As to the Owners’ argument that they were entitled to recover the owning companies’ losses under the ‘transferred loss’ principle, the judge held that:

1. The ‘transferred loss’ principle is restricted to those cases where the “known object” of the contract transaction is to benefit a third party, such that a contract breach would foreseeably cause a loss to that third party;
2. However, this was not the case here. There was no common intention or “known object” under the COA that it was to benefit the owning companies. How the Owners chose to source the performing vessels was a matter for them;
3. Furthermore, it was unclear which owning companies suffered losses (and what those losses were);
4. It was also difficult to identify what legal or economic connection the Owners needed to have with those owning companies to bring them within the ‘transferred loss’ class of third-party beneficiaries;
5. Finally, the owning companies did not need to recover their losses under the COA – they could simply sue the Owners under their contracts with them; and
6. Therefore, the ‘transferred loss’ principle could not apply here, and the Owners were not permitted to amend their claim to include it.


This decision serves as a stark reminder that when claiming damages, claimants need to account for all benefits and losses as part of the compensatory rule of damages under English law. In this regard, if a claimant sources their vessels or anything else under separate contracts that it has with third-party or associated companies, it needs to account for the expenses incurred under those contracts so that the sum of money it is claiming reflects its actual loss.

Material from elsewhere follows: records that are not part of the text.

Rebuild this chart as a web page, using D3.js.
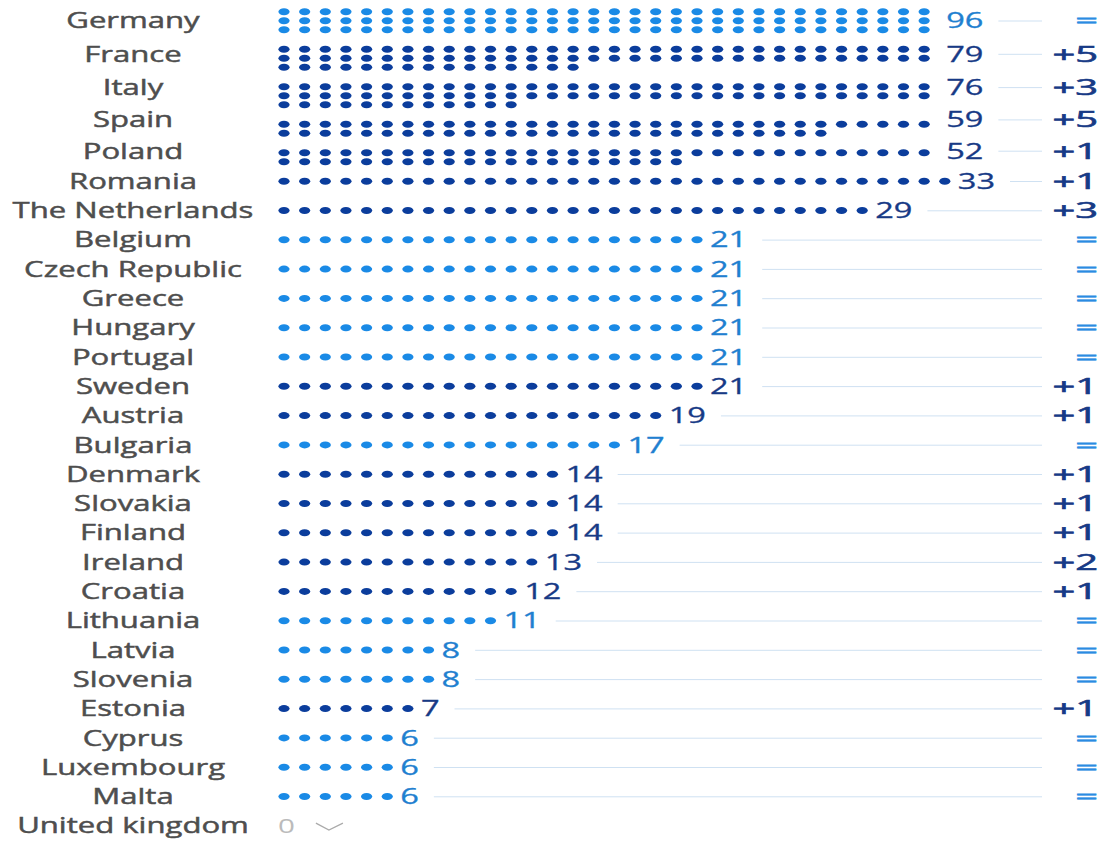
<!DOCTYPE html>
<html>
<head>
<meta charset="utf-8">
<script src="https://cdn.jsdelivr.net/npm/d3@7"></script>
<style>
  html, body { margin: 0; padding: 0; background: #ffffff; }
  svg { display: block; }
  text { font-family: "Open Sans", "Noto Sans", sans-serif; }
</style>
</head>
<body>
<svg id="chart" width="1119" height="841"></svg>
<script>
// ---- data ----
const countries = ["Germany","France","Italy","Spain","Poland","Romania","The Netherlands",
  "Belgium","Czech Republic","Greece","Hungary","Portugal","Sweden","Austria","Bulgaria",
  "Denmark","Slovakia","Finland","Ireland","Croatia","Lithuania","Latvia","Slovenia",
  "Estonia","Cyprus","Luxembourg","Malta","United kingdom"];
const seats   = [96,79,76,59,52,33,29,21,21,21,21,21,21,19,17,14,14,14,13,12,11,8,8,7,6,6,6,0];
const changes = [0,5,3,5,1,1,3,0,0,0,0,0,1,1,0,1,1,1,2,1,0,0,0,1,0,0,0,null];

// ---- style ----
const sx = 1.48;                 // horizontal stretch of text
const colLight = "#1a8ae6", colDark = "#0b3d9c";
const txtLight = "#1f80d0", txtDark = "#173a86";
const labelGray = "#4e4e4e", lineCol = "#cfe1f2";
const maxCols = 32, singleRowMax = 33;

const svg = d3.select("#chart");

const nRows = n => n <= singleRowMax ? 1 : Math.ceil(n / maxCols);
const rows = seats.map(nRows);

// dot column scale
const x = d3.scaleLinear().domain([0, 31]).range([284, 284 + 31 * 20.65]);
const rowStep = 9;

// vertical layout
const dotTop = [], labY = [];
let yd = 11.7, yl = 21;
rows.forEach((r, i) => {
  dotTop.push(yd); labY.push(yl);
  if (i < rows.length - 1) {
    const rn = rows[i + 1];
    yd += (r - 1) * rowStep + ((r > 1 || rn > 1) ? 19.5 : 29.3);
    yl += 29.3 + (r - 1 + rn - 1) * 1;
  }
});

function stretchedText(g, x0, y0, str, size, fill, anchor, scaleX, sw) {
  return g.append("text")
    .attr("transform", `translate(${x0},${y0}) scale(${scaleX || sx},1)`)
    .attr("dy", "0.35em")
    .attr("font-size", size)
    .attr("fill", fill)
    .attr("stroke", fill)
    .attr("stroke-width", sw === undefined ? 0.45 : sw)
    .attr("text-anchor", anchor || "start")
    .text(str);
}

countries.forEach((c, i) => {
  const g = svg.append("g").attr("class", "row");
  const n = seats[i];
  const ch = changes[i];
  const changed = ch !== null && ch > 0;
  const dotCol = changed ? colDark : colLight;
  const txtCol = changed ? txtDark : txtLight;

  // country label
  stretchedText(g, 133, labY[i], c, 21, labelGray, "middle");

  if (n === 0) {
    const z = stretchedText(g, 278, labY[i], String(n), 20, "#bbbbbb", "start", sx, 0);
    const w = z.node().getComputedTextLength() * sx;
    const cx0 = 278 + w + 21;
    g.append("path")
      .attr("d", `M${cx0},${labY[i] - 3} L${cx0 + 13},${labY[i] + 4} L${cx0 + 27},${labY[i] - 3}`)
      .attr("fill", "none").attr("stroke", "#aaaaaa").attr("stroke-width", 1.3);
    return;
  }

  const r = rows[i];
  const cols = r === 1 ? n : maxCols;
  const pts = d3.range(n).map(k => ({ c: k % cols, r: Math.floor(k / cols) }));
  g.selectAll("ellipse").data(pts).join("ellipse")
    .attr("cx", d => x(d.c))
    .attr("cy", d => dotTop[i] + d.r * rowStep)
    .attr("rx", 5.6).attr("ry", 3.5)
    .attr("fill", dotCol);

  const lastCol = r === 1 ? n - 1 : maxCols - 1;
  const vx = x(lastCol) + (r === 1 ? 13 : 22);
  const v = stretchedText(g, vx, labY[i], String(n), 21, txtCol, "start", 1.55, 0.3);
  const vw = v.node().getComputedTextLength() * 1.55;

  g.append("line")
    .attr("x1", vx + vw + 15).attr("x2", 1042)
    .attr("y1", labY[i]).attr("y2", labY[i])
    .attr("stroke", lineCol).attr("stroke-width", 1);

  stretchedText(g, 1098, labY[i], ch === 0 ? "=" : "+" + ch, 21,
    ch === 0 ? "#2a8be2" : txtDark, "end", 1.9, 0.6);
});
</script>
</body>
</html>
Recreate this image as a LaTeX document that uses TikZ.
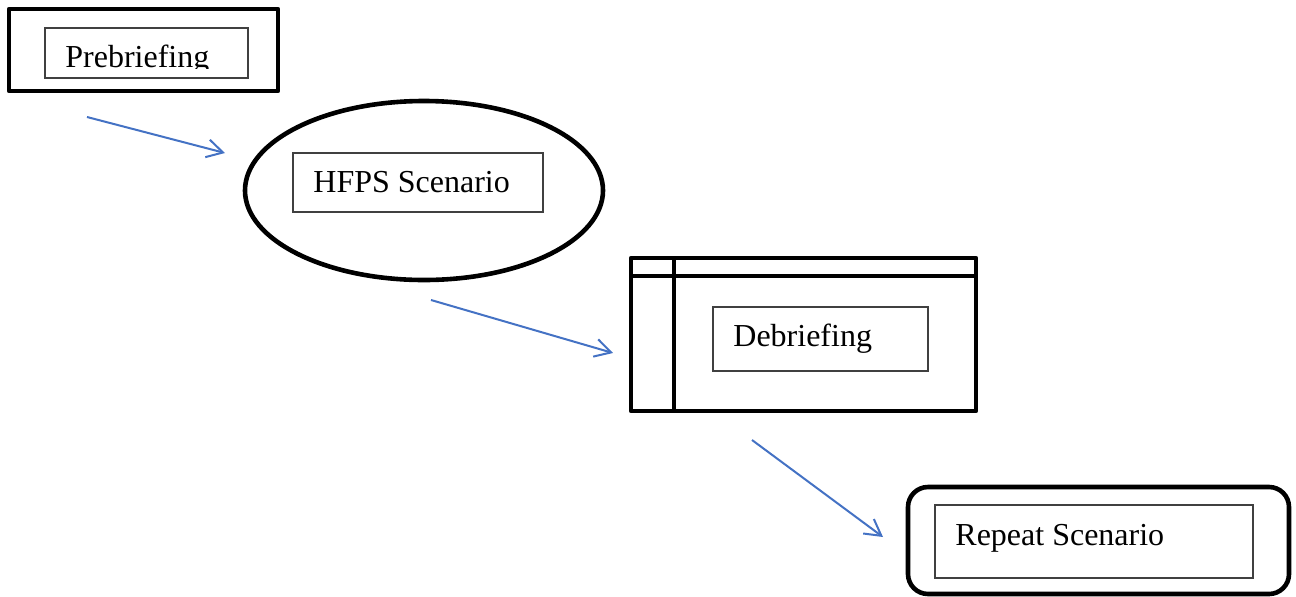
\documentclass[tikz,border=0pt]{standalone}
\usepackage{fontspec}
\setmainfont{Liberation Serif}
\usepackage{tikz}
\usetikzlibrary{arrows.meta, shapes.geometric}
\definecolor{flowblue}{RGB}{68,114,196}
\tikzset{flow/.style={-{Straight Barb[length=8pt, width=9pt]}, draw=flowblue,
    line width=1pt}}
\tikzset{frame/.style={draw, line width=2.3pt, outer sep=0pt, inner sep=0pt,
    line join=round}}
\tikzset{inbox/.style={draw=black!75, line width=0.55pt}}
\tikzset{lbl/.style={anchor=base west, inner sep=0pt,
    font=\fontsize{16}{19}\selectfont}}

\begin{document}
\begin{tikzpicture}[x=0.5pt, y=-0.5pt]
      \useasboundingbox (0,0) rectangle (1296,596);
      % outer shapes
      \node[frame, rectangle, minimum width=134.5pt, minimum height=41pt] (pre) at (143.5,50) {};
      \node[frame, ellipse, minimum width=179pt, minimum height=89.5pt] (scen) at (424,190.5) {};
      \node[frame, rectangle, minimum width=172.5pt, minimum height=76.5pt] (deb) at (803.5,334.5) {};
      \draw[frame] ([yshift=-9pt]deb.north west) -- ([yshift=-9pt]deb.north east);
      \draw[frame] ([xshift=21.5pt]deb.north west) -- ([xshift=21.5pt]deb.south west);
      \node[frame, rectangle, rounded corners=10pt, minimum width=190.5pt, minimum height=53.5pt] (rep) at (1098.5,540.5) {};
      %%%%%%%%%
      \draw[inbox] (45,28) rectangle (248,78);
      \draw[inbox] (293,153) rectangle (543,212);
      \draw[inbox] (713,307) rectangle (928,371);
      \draw[inbox] (935,505) rectangle (1253,578);
      \begin{scope}
        \clip (45,28) rectangle (248,68);
        \node[lbl] (pretxt) at (65,67) {Prebriefing};
      \end{scope}
      \node[lbl] (scentxt) at (313,192) {HFPS Scenario};
      \node[lbl] (debtxt) at (733,346) {Debriefing};
      \node[lbl] (reptxt) at (955,545) {Repeat Scenario};
      % arrows
      \coordinate (a1) at (87,117);  \coordinate (b1) at (225,153);
      \coordinate (a2) at (431,300); \coordinate (b2) at (613,353);
      \coordinate (a3) at (752,440); \coordinate (b3) at (883,537);
      \foreach \i in {1,2,3} \draw[flow] (a\i) -- (b\i);
\end{tikzpicture}
\end{document}
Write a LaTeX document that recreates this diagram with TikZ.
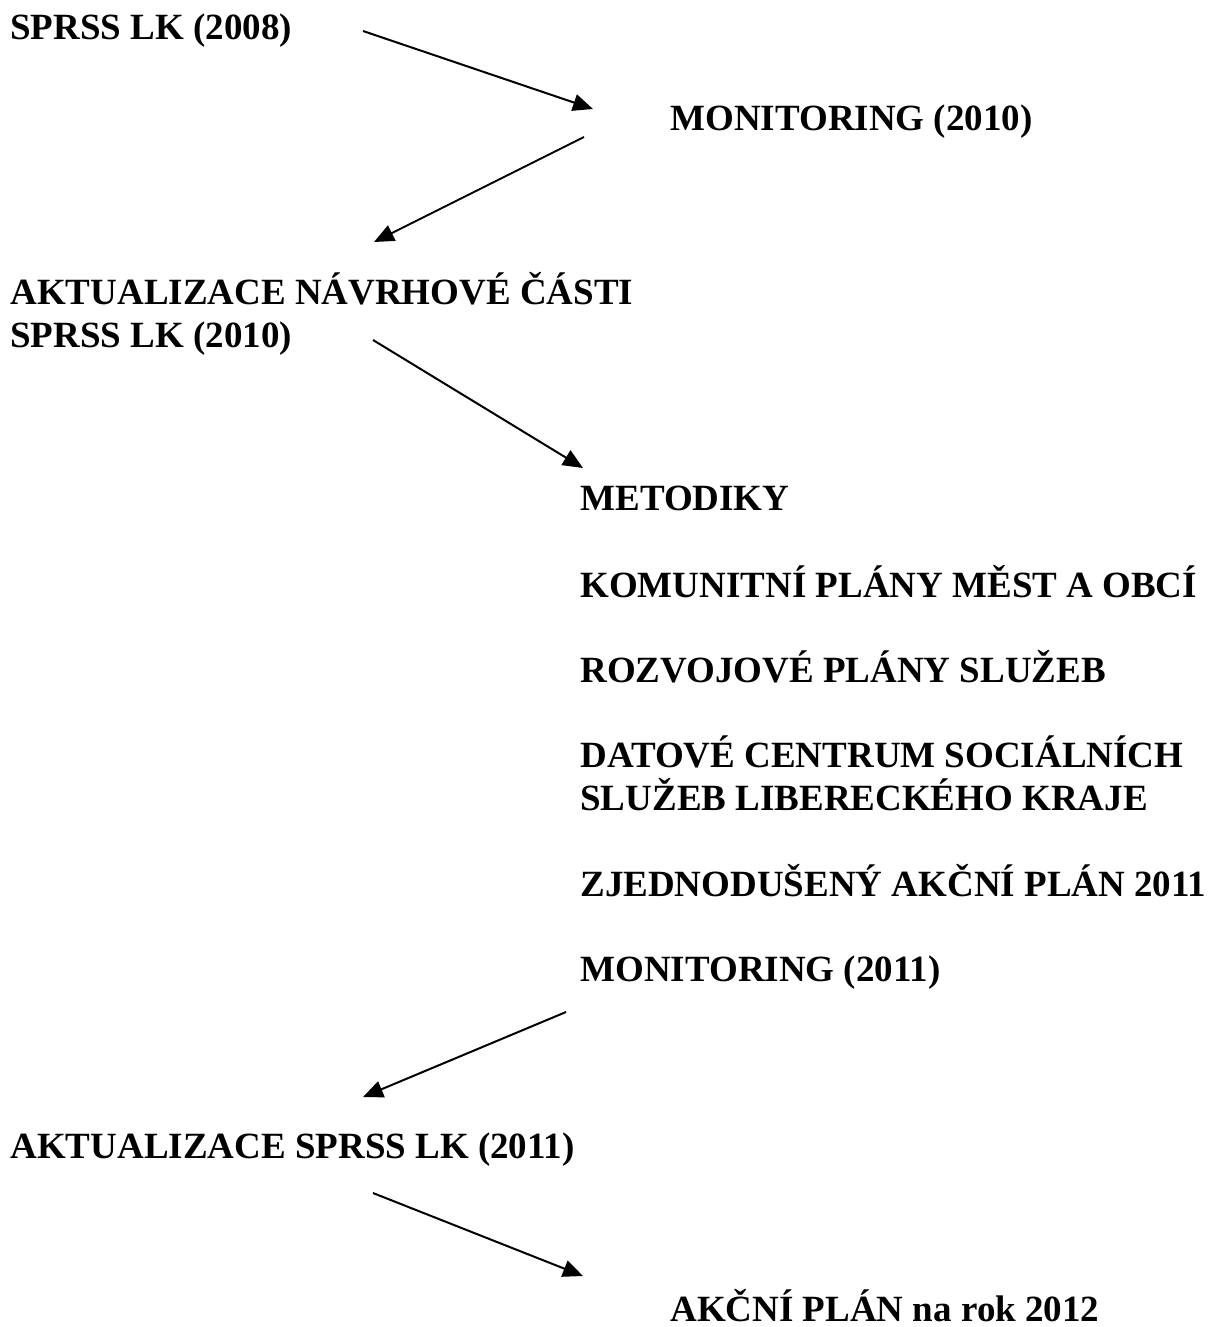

Furthermore, if the claimant contends that a third party has suffered loss because of the contract breach, that loss will need to be dealt with under the claimant’s own contract with that third party. If the third party is entitled to claim the loss from the claimant, then the claimant may in turn be entitled to claim that loss from the contract breaker under the main contract, subject to questions of foreseeability and remoteness. The ‘transferred loss’ principle will only apply where the “known object” of the contract transaction is to benefit that third party, and, in practice, will have limited application.